BitDepth 495 - October 18

Pay attention to the warning signs of faiing media.
Data from a dying disk

The symphony of the feather thin write heads (bottom) and the disk platters can sometimes come to a disconcerting halt. Photo by Mark Lyndersay.

It’s one thing to write about backups and quite another to depend on them.
After four years of working with digital images exclusively, I had quite a scare when my workflow failed far from home base in a hotel room.
After working all morning filling a compact flash card, my laptop froze while transferring the files to the computer for post-processing.
After a reboot, the system became unresponsive again during the file download, so I copied everything before the file that seemed to be aborting the transfer and then copied all the files right after it.

That image was a dead loss, but only after reformatting the card in camera several times did it become clear that the card had developed a serious flaw.
The media, after being written to repeatedly, had begun to fail.
Every time you save or copy a file to disk, tiny mechanical heads on a hard disk flit back and forth seeking space mapped as empty by your computer. When the computer encounters a patch of disk space that’s not reading or writing correctly, it marks the defective sector of the disk as unusable and moves on.

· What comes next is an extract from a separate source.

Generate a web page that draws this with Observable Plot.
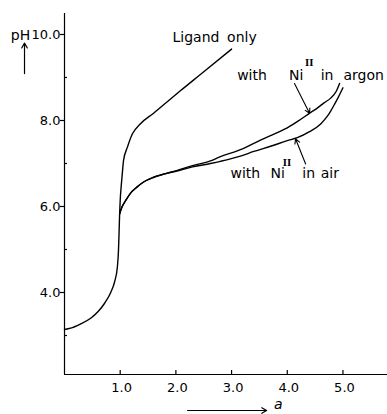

But when a critical mass of these problems pile up, you’ll begin to experience subtle warnings of pending trouble as you use your computer system.
The compact flash card I’d been using had reached that point, and the sector lockouts that protect data during a normal format were no longer enough to stop bad writes.
Misery loves company, so it followed with sitcom synchronicity that a friend would drop by with a laptop that was no longer booting.

I got the system to start up briefly and failed to do the one important thing you must do when dealing with faltering media and that’s to copy everything irreplaceable off the problem disk.
What followed was long hours of working on a deathbed disk by appealing to all the digital deities to keep it running long enough to copy crucial files off it. Once everything had been transferred, I tried to reformat it and it refused to mount ever again after that.
The moral of the story? All media will fail, so have a plan for dealing with it when the time comes. I got lucky with the compact flash card and didn’t have to resort to specialised software to recover files trapped on it.

There is software, however, that’s designed specifically to scavenge a problematic media card for the image files trapped on it and to restore computer hard disks to a usable state but that’s generally a job for professionals.
All the digital voodoo in the world is no replacement for a good system of backing up that safeguards your information.
Today’s hard drives and flash media pack ever more technology into smaller packages.

Once hard drives were the size of a paperback with big solid platters and hefty read-write arms that wrote your data with loose tolerances to the polished surface of the disks.
Now hard drives pack multiple super-thin platters into a box barely bigger than a matchbox. Flash media capacities double and triple every year but the physical dimensions can’t get bigger. Something, as they say, has to give and that’s turned out to be drive reliability. If you keep getting more for less, the dividends end up being extracted elsewhere and it’s turning out to be our little personal losses.

Warning signs.
If files won’t open or open showing gibberish or seem to take unusually long to save, there’s a good chance that your disk may be heading off to the great spindle in the sky. Listen out for audible clicking from the drive and feel for unusual heat coming from the surface of the drive casing.
Every modern hard disk comes equipped with Self Monitoring Analysis and Reporting Technology or SMART reporting; a technology pioneered by Compaq.

Many modern PCs are equipped to check the drive parameters using this technology but you can find free software that offers immediate feedback when you’re in worrisome situations with a potentially flaky drive.
Be warned, though that I’ve seen two recent drives cheerily report to a SMART utility that they were just fine, thank you, even as they went into a smoking World War II fighter-plane tailspin.

Salvage tips
If you need to salvage data from a failing hard drive, do it the minute you realise the drive is hosed. You may not get a second chance.
That means having somewhere to put your files handy. For most people, that means a fair sized flash drive; or better yet, an external drive. It’s risky trying to burn data from a failing hard drive because writing to the disk in any way only increases the possibility of damaging the information that’s already on it.